-- Task description --
Note each line where "this" appears, and copy it.

-- Information supplied --
..........
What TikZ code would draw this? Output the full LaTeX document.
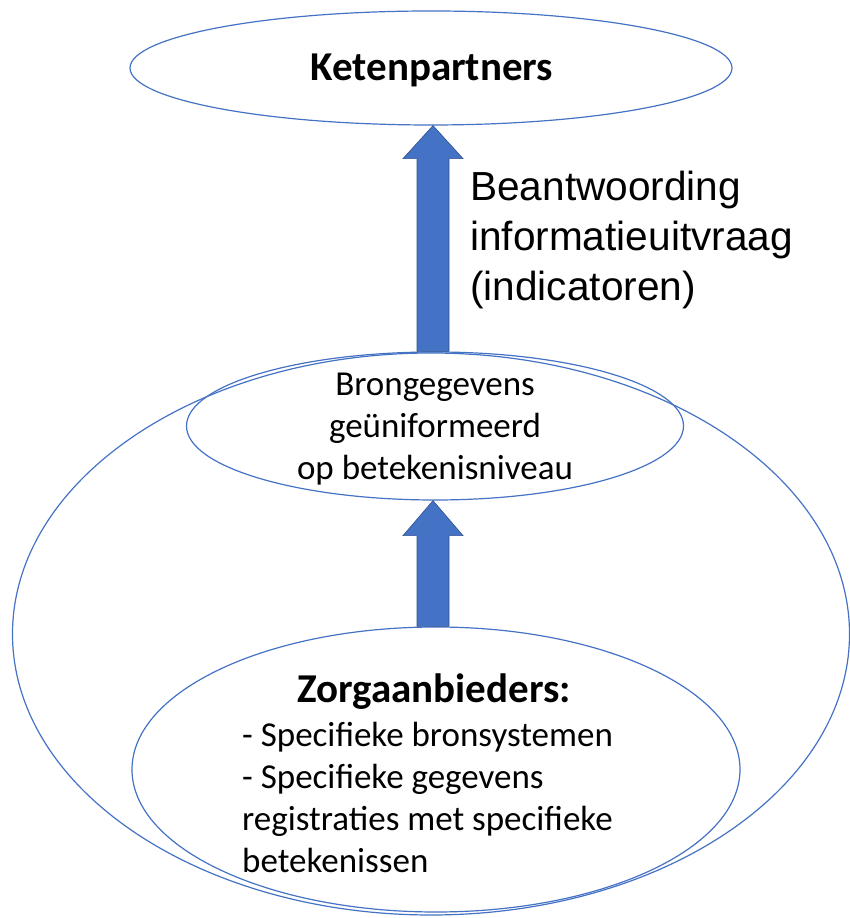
\documentclass[tikz,border=0pt]{standalone}
\usepackage{fontspec}
\setmainfont{Carlito}
\newfontfamily\arialfont{Liberation Sans}
\usetikzlibrary{shapes.geometric,calc}
\definecolor{edgeblue}{HTML}{4472C4}
\definecolor{fillblue}{HTML}{4472C4}
\definecolor{darkblue}{HTML}{2F528F}
\tikzset{
  ell/.style={ellipse, draw=edgeblue, line width=1.2pt, inner sep=0pt, fill=none},
  blockarrow/.style={fill=fillblue, draw=darkblue, line width=0.6pt},
  txt/.style={font=\fontsize{35}{42}\selectfont, inner sep=0pt, text=black},
  titletxt/.style={font=\fontsize{41}{48}\selectfont\bfseries, inner sep=0pt, text=black}
}
\begin{document}
\begin{tikzpicture}[x=1pt,y=1pt]
\useasboundingbox (0,0) rectangle (850,918);
\node[ell, minimum width=837pt, minimum height=562pt] (big) at (431,284) {};
\node[ell, minimum width=602pt, minimum height=114pt] (top) at (431,850) {};
\node[ell, minimum width=497pt, minimum height=148pt] (mid) at (435,492) {};
\node[ell, minimum width=608pt, minimum height=285pt] (bot) at (436,148.5) {};
% texts
\node[titletxt] (toptxt) at (432,848) {Ketenpartners};
\node[txt, align=center] (midtxt) at (435,489) {Brongegevens\\ geüniformeerd\\ op betekenisniveau};
\node[titletxt] (bottitle) at (434,226) {Zorgaanbieders:};
\node[txt, align=left, anchor=west, font=\fontsize{35}{41.7}\selectfont] (botlist) at (242,120.5) {- Specifieke bronsystemen\\ - Specifieke gegevens\\ registraties met specifieke\\ betekenissen};
\node[inner sep=0pt, anchor=west, align=left, font=\arialfont\fontsize{40.6}{50}\selectfont] (label) at (470,678) {Beantwoording\\ informatieuitvraag\\ (indicatoren)};
% block arrows
\filldraw[blockarrow] let \p1=(mid.north), \p2=(top.south) in
  (433pt-16pt,\y1) -- (433pt-16pt,\y2-33pt) -- (433pt-30pt,\y2-33pt) -- (433pt,\y2)
  -- (433pt+30pt,\y2-33pt) -- (433pt+16pt,\y2-33pt) -- (433pt+16pt,\y1) -- cycle;
\filldraw[blockarrow] let \p1=(bot.north), \p2=(mid.south) in
  (433pt-16pt,\y1) -- (433pt-16pt,\y2-35pt) -- (433pt-30pt,\y2-35pt) -- (433pt,\y2)
  -- (433pt+30pt,\y2-35pt) -- (433pt+16pt,\y2-35pt) -- (433pt+16pt,\y1) -- cycle;
\end{tikzpicture}
\end{document}
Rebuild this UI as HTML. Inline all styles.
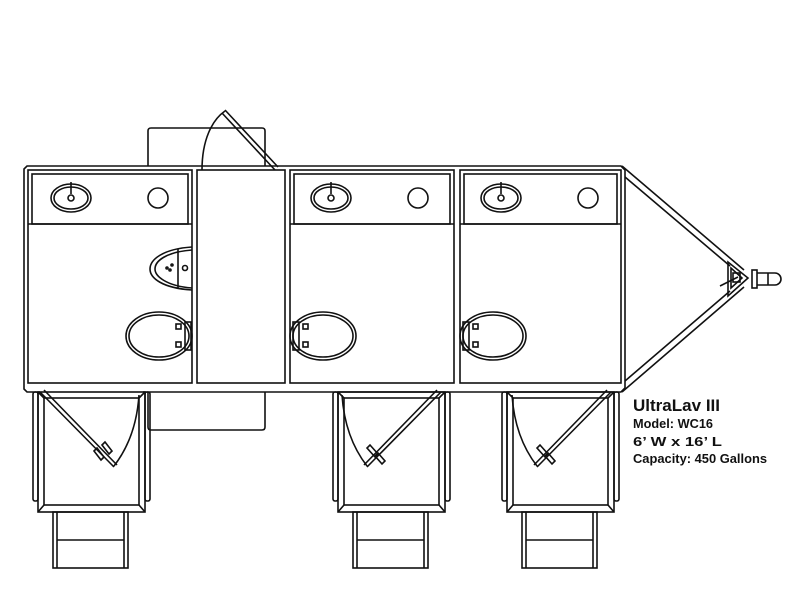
<!DOCTYPE html>
<html><head><meta charset="utf-8"><style>html,body{margin:0;padding:0;background:#fff}svg{display:block}</style></head>
<body>
<svg width="800" height="604" viewBox="0 0 800 604" xmlns="http://www.w3.org/2000/svg">
<g fill="none" stroke="#111" stroke-width="1.6">
<!-- top door box -->
<path d="M148,166 V131 Q148,128 151,128 H262 Q265,128 265,131 V166"/>
<!-- bottom box -->
<path d="M148,392 V427 Q148,430 151,430 H262 Q265,430 265,427 V392"/>
<!-- body outer -->
<path d="M143,392 H621 L625,388 V170 L621,166 H27 L24,169 V389 L27,392 H40"/>
<!-- stalls inner -->
<rect x="28" y="170" width="164" height="213"/>
<rect x="197" y="170" width="88" height="213"/>
<rect x="290" y="170" width="164" height="213"/>
<rect x="460" y="170" width="161" height="213"/>
<!-- counters -->
<rect x="32" y="174" width="156" height="50"/>
<line x1="28" y1="224" x2="192" y2="224"/>
<rect x="294" y="174" width="156" height="50"/>
<line x1="290" y1="224" x2="454" y2="224"/>
<rect x="464" y="174" width="153" height="50"/>
<line x1="460" y1="224" x2="621" y2="224"/>
<!-- sinks -->
<g><ellipse cx="71" cy="198" rx="20" ry="14"/><ellipse cx="71" cy="198" rx="17" ry="11"/><circle cx="71" cy="198" r="3"/><line x1="71" y1="182" x2="71" y2="194"/><circle cx="158" cy="198" r="10"/></g>
<g transform="translate(260,0)"><ellipse cx="71" cy="198" rx="20" ry="14"/><ellipse cx="71" cy="198" rx="17" ry="11"/><circle cx="71" cy="198" r="3"/><line x1="71" y1="182" x2="71" y2="194"/><circle cx="158" cy="198" r="10"/></g>
<g transform="translate(430,0)"><ellipse cx="71" cy="198" rx="20" ry="14"/><ellipse cx="71" cy="198" rx="17" ry="11"/><circle cx="71" cy="198" r="3"/><line x1="71" y1="182" x2="71" y2="194"/><circle cx="158" cy="198" r="10"/></g>
<!-- urinal -->
<path d="M192,247 C162,249 150,260 150,269 C150,278 162,288 192,290"/>
<path d="M192,250 C166,252 155,261 155,269 C155,276 166,286 192,288"/>
<line x1="178" y1="249" x2="178" y2="288"/>
<circle cx="185" cy="268" r="2.5"/>
<circle cx="172" cy="265" r="1"/><circle cx="170" cy="270" r="1"/><circle cx="167" cy="268" r="1"/>
<!-- toilets -->
<ellipse cx="159" cy="336" rx="33" ry="24"/><ellipse cx="159" cy="336" rx="30" ry="21"/>
<rect x="185" y="322" width="6" height="28"/><rect x="176" y="324" width="5" height="5"/><rect x="176" y="342" width="5" height="5"/>
<ellipse cx="323" cy="336" rx="33" ry="24"/><ellipse cx="323" cy="336" rx="30" ry="21"/>
<rect x="293" y="322" width="6" height="28"/><rect x="303" y="324" width="5" height="5"/><rect x="303" y="342" width="5" height="5"/>
<ellipse cx="493" cy="336" rx="33" ry="24"/><ellipse cx="493" cy="336" rx="30" ry="21"/>
<rect x="463" y="322" width="6" height="28"/><rect x="473" y="324" width="5" height="5"/><rect x="473" y="342" width="5" height="5"/>
<!-- top door -->
<path d="M202,170 C202,140 212,120 225,111"/>
<path d="M225,110 L278,167 M222,113 L275,170"/>
<!-- tongue -->
<path d="M622,166 L744,270 M625,177 L730,266"/>
<path d="M622,392 L744,287 M625,381 L730,291"/>
<path d="M728,262 V296 L748,278 Z"/>
<path d="M731,268 V288 L742,278 Z"/>
<rect x="733" y="273" width="7" height="9"/>
<line x1="720" y1="286" x2="738" y2="277"/>
<rect x="752" y="270" width="5" height="18"/>
<path d="M757,273 H775 A6,6 0 0 1 775,285 H757"/>
<line x1="768" y1="273" x2="768" y2="285"/>
</g>
<!-- porches -->
<g fill="none" stroke="#111" stroke-width="1.6">
<g id="p1">
<rect x="33" y="392" width="5" height="109" rx="2"/>
<rect x="145" y="392" width="5" height="109" rx="2"/>
<rect x="38" y="392" width="107" height="120"/>
<rect x="44" y="398" width="95" height="107"/>
<path d="M38,392 L44,398 M145,392 L139,398 M38,512 L44,505 M145,512 L139,505"/>
<rect x="53" y="512" width="75" height="56"/>
<line x1="57" y1="512" x2="57" y2="568"/><line x1="124" y1="512" x2="124" y2="568"/>
<line x1="57" y1="540" x2="124" y2="540"/>
</g>
<use href="#p1" transform="translate(300,0)"/>
<use href="#p1" transform="translate(469,0)"/>
<!-- door leaves -->
<path d="M40,392 L114,467 M44,390 L117,465"/>
<path d="M139,395 C137,425 128,448 114,466"/>
<path d="M94,451 L101,460 L104,457 L97,448 Z M102,445 L109,454 L112,451 L105,442 Z"/>
<path d="M441,392 L367,467 M437,390 L364,465"/>
<path d="M342,395 C344,425 353,448 367,466"/>
<path d="M370,445 L378,454 L375,457 L367,448 Z M378,453 L385,461 L382,464 L375,456 Z"/>
<path d="M611,392 L537,467 M607,390 L534,465"/>
<path d="M512,395 C514,425 523,448 537,466"/>
<path d="M540,445 L548,454 L545,457 L537,448 Z M548,453 L555,461 L552,464 L545,456 Z"/>
</g>
<g fill="#111" font-family="'Liberation Sans',sans-serif" font-weight="bold">
<text x="633" y="411" font-size="17" textLength="87" lengthAdjust="spacingAndGlyphs">UltraLav III</text>
<text x="633" y="428" font-size="13" textLength="80" lengthAdjust="spacingAndGlyphs">Model: WC16</text>
<text x="633" y="446" font-size="13" textLength="89" lengthAdjust="spacingAndGlyphs">6’ W x 16’ L</text>
<text x="633" y="463" font-size="13" textLength="134" lengthAdjust="spacingAndGlyphs">Capacity: 450 Gallons</text>
</g>
</svg>
</body></html>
..........
-- Response --
What TikZ code would draw this? Output the full LaTeX document.
Rebuild this UI as HTML. Inline all styles.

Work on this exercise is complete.